A SmartMEI foi procurada por e-mail e por meio de seus advogados; sem resposta.

“A gente não sabe o dia de amanhã”, conta um entregador sobre o porquê de optar pelo pagamento semanal (taxado) para a Repórter Brasil. “Mês passado tive um acidente. Minha moto foi pra oficina e eu fui pra ambulância. A gente tem de ter algum dinheiro no bolso”, afirmou o entregador, que não quis se identificar.

Punições e falsa autonomia

Rafael Neiva e seu colega Rafael Augusto Vido entrevistaram mais de 100 entregadores com o propósito de entender a relação trabalhista que está em jogo. Preocupados com represálias do aplicativo, apenas 21 deles concordaram em se identificar. Apesar de não retratar o número real de entregadores da Rappi, já esta tramitando a imposição de multas trabalhistas à empresa pela falta de registro na carteira desses trabalhadores.

Sentados numa mureta estreita na Avenida Paulista, em São Paulo, um grupo de entregadores esperava corridas. Suas motos, mobiletes e bicicletas encostadas na calçada. Alguns deles levaram o “gancho” e usavam contas registradas nos nomes de familiares e amigos para continuar trabalhando.

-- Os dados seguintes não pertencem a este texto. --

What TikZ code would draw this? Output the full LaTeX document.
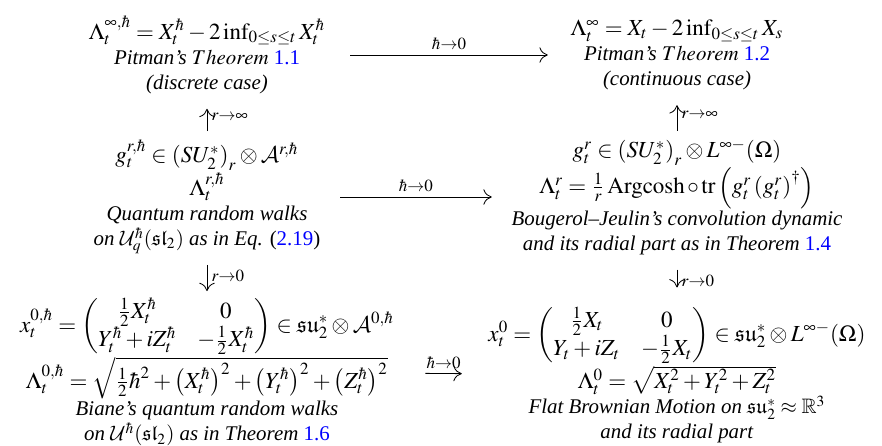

“Não paramos: viramos o dia. No mínimo 10 horas diárias para ganhar alguma coisa” explicou um entregador à reportagem. “Quem mais tem filho aí?” ele joga a pergunta na roda de entregadores cabisbaixos checando seus celulares – três dos seus colegas levantam a mão. “Olhe só. Um monte de gente aqui trabalhando para tentar trazer alguma renda para casa”, completa.